Now just to be clear, Paul isn't saying we are free to be sloppy in our theology or rigorous in our critical thinking. Paul is a sharp theologian, he knows his Bible, and he is willing to be fierce in his logical argumentation. But in a way that a lot of contemporary American Christianity has forgotten, Paul never confuses head knowledge with actual Christ-like-ness. And Paul is convinced that God's goal in us is to make us more fully like Jesus--which is to say, to make us more fully shaped by his love--than just to get us to know certain facts or to have learned a set of answers from a catechism. So as much as we continue to wrestle with the Scriptures, to think through our faith, and to get better at "giving an account of the hope that is within us," as another New Testament writer will say it, Paul never sees those as end-products separable from growing in love.
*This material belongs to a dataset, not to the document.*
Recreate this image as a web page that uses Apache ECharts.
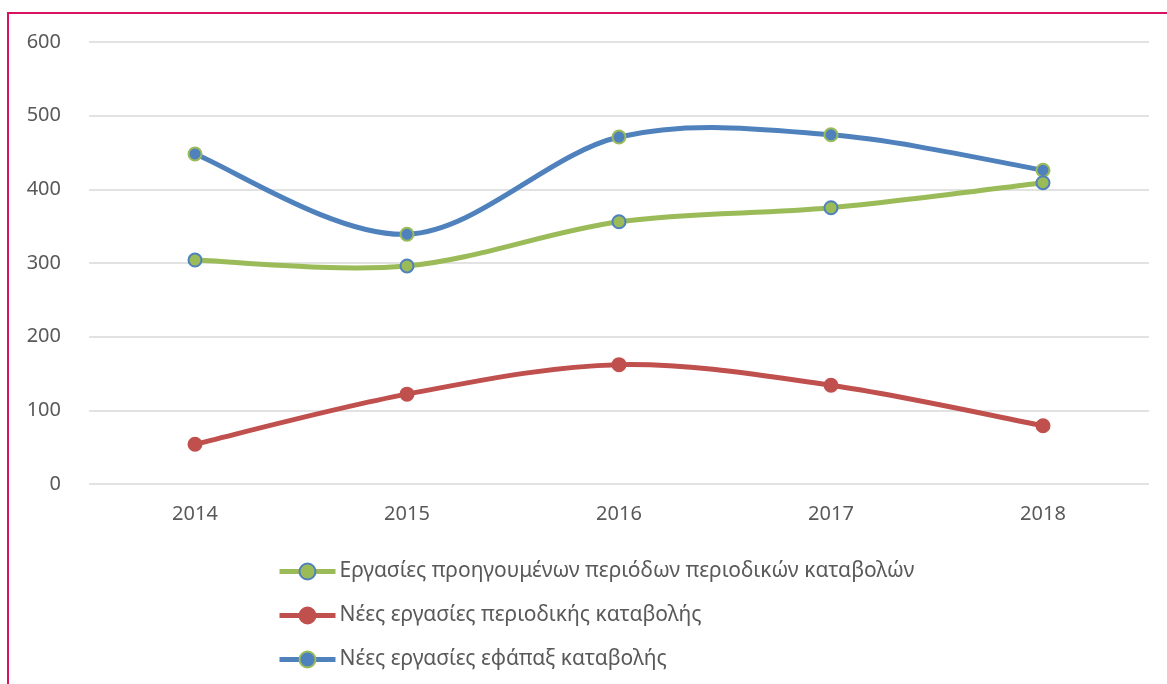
<!DOCTYPE html>
<html>
<head>
<meta charset="utf-8">
<script src="https://cdn.jsdelivr.net/npm/echarts@6/dist/echarts.min.js"></script>
<style>
html,body{margin:0;padding:0;background:#fff;overflow:hidden;}
#frame{position:absolute;left:7px;top:12px;width:1200px;height:720px;border:2px solid #D8125E;box-sizing:border-box;}
#chart{position:absolute;left:0;top:0;width:1167px;height:684px;}
</style>
</head>
<body>
<div id="frame"></div>
<div id="chart"></div>
<script>
const categories = ['2014', '2015', '2016', '2017', '2018'];
const seriesNames = [
  'Εργασίες προηγουμένων περιόδων περιοδικών καταβολών',
  'Νέες εργασίες περιοδικής καταβολής',
  'Νέες εργασίες εφάπαξ καταβολής'
];
const previousPeriods = [304, 296, 356, 375, 409];
const newPeriodic = [54, 122, 162, 134, 79];
const newLumpSum = [448, 339, 471, 474, 426];
const yTicks = [0, 100, 200, 300, 400, 500, 600];

const GREEN = '#9BBB59', RED = '#C0504D', BLUE = '#4F81BD';
const FONT = 'Noto Sans';
const chart = echarts.init(document.getElementById('chart'));

// Smooth curve (Excel-like Catmull-Rom Bezier) drawn through the chart's own scales
function curve(id, values, color) {
  return {
    id, name: id, type: 'custom', z: 2,
    data: values.map((v, i) => [i, v]),
    encode: { x: 0, y: 1 },
    silent: true,
    renderItem(params, api) {
      if (params.dataIndex !== 0) return null;
      const p = values.map((v, i) => api.coord([i, v]));
      const n = p.length;
      const P = (k) => p[Math.max(0, Math.min(n - 1, k))];
      let d = 'M' + p[0][0] + ' ' + p[0][1];
      for (let i = 0; i < n - 1; i++) {
        const a = P(i - 1), b = P(i), c = P(i + 1), e = P(i + 2);
        const c1 = [b[0] + (c[0] - a[0]) / 6, b[1] + (c[1] - a[1]) / 6];
        const c2 = [c[0] - (e[0] - b[0]) / 6, c[1] - (e[1] - b[1]) / 6];
        d += ' C' + c1[0] + ' ' + c1[1] + ' ' + c2[0] + ' ' + c2[1] + ' ' + c[0] + ' ' + c[1];
      }
      return {
        type: 'path', shape: { pathData: d },
        style: { fill: null, stroke: color, lineWidth: 5, lineCap: 'round', lineJoin: 'round' }
      };
    }
  };
}
function markers(name, data, fill, border) {
  return {
    name, type: 'line', data, z: 3,
    symbol: 'circle', symbolSize: 13,
    lineStyle: { width: 0, opacity: 0 },
    itemStyle: { color: fill, borderColor: border, borderWidth: 2 },
    emphasis: { disabled: true }
  };
}
chart.setOption({
  animation: false,
  grid: { left: 89, right: 18, top: 42, bottom: 200, containLabel: false },
  xAxis: {
    type: 'category', data: categories, boundaryGap: true,
    axisLine: { show: false }, axisTick: { show: false },
    axisLabel: { color: '#595959', fontSize: 20, fontFamily: FONT, margin: 20 }
  },
  yAxis: {
    type: 'value', min: yTicks[0], max: yTicks[yTicks.length - 1], interval: 100,
    axisLine: { show: false }, axisTick: { show: false },
    axisLabel: { color: '#595959', fontSize: 20, fontFamily: FONT, margin: 28 },
    splitLine: { lineStyle: { color: '#D9D9D9', width: 1.5 } }
  },
  legend: {
    orient: 'vertical', left: 272, top: 556,
    itemWidth: 56, itemHeight: 20, itemGap: 23,
    textStyle: { color: '#595959', fontSize: 21, fontFamily: FONT, padding: [0, 0, 0, -1] },
    data: [
      { name: seriesNames[0], lineStyle: { color: GREEN, width: 5, opacity: 1 } },
      { name: seriesNames[1], lineStyle: { color: RED, width: 5, opacity: 1 } },
      { name: seriesNames[2], lineStyle: { color: BLUE, width: 5, opacity: 1 } }
    ]
  },
  series: [
    curve('c0', previousPeriods, GREEN),
    curve('c1', newPeriodic, RED),
    curve('c2', newLumpSum, BLUE),
    markers(seriesNames[1], newPeriodic, RED, RED),
    markers(seriesNames[2], newLumpSum, BLUE, GREEN),
    markers(seriesNames[0], previousPeriods, GREEN, BLUE)
  ]
});
</script>
</body>
</html>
And maybe that points to the difference Paul describes here in this verse. On the surface, growing in love and growing in knowledge can both look similar; but the difference between them is the same difference between building something solid and inflating something with hot air. You can fill a balloon in a matter of seconds with your own breath, while it would take all day to build a sturdy structure with wooden beams or bricks. But the balloon can be popped with a pin in an instant, and was never really solid, while anybody who knows The Three Little Pigs will know that bricks will overcome hot air any day.
When we see Christianity as a matter solely of having "the right answers" [and then kicking out or splitting off from the people who don't have those same "right answers"] it makes us look like jerks rather than like Jesus. The folks I see shouting about their knowledge on social media, often armed with lists of Bible verses to prove their rightness on whatever issue has gotten them riled up, actually make me less interested in listening to them, exactly because they don't seem to realize how un-Christ-like their posture is. And all too tragically and predictably, folks will say, "The world is rejecting us because we are standing for the truth," when in fact it's because their attitude reveals they don't know Jesus as well as they think they do. Jesus himself insists that love is the hallmark we should strive to be known for; overpowering others with our knowledge and dogma turns out only to be so much hot air.
Today, the challenge in front of us is to dedicate our lives to love--in particular, to loving like Jesus. That will mean showing kindness to folks we don't agree with, being willing to go out of our way for the benefit of others even when it is costly, and refusing to turn our relationships into arguments or contests of knowledge. As Paul will model for us, it's good and right and fine to have our own convictions about things, and to insist on good theology and faithful wrestling with the Scriptures--and yet we can never think that our "rightness" is the endpoint of our faith. Faith in Jesus always pushes toward Christ-like-ness, which is always going to look like deeper and greater love. That's the goal--keep on pushing toward love.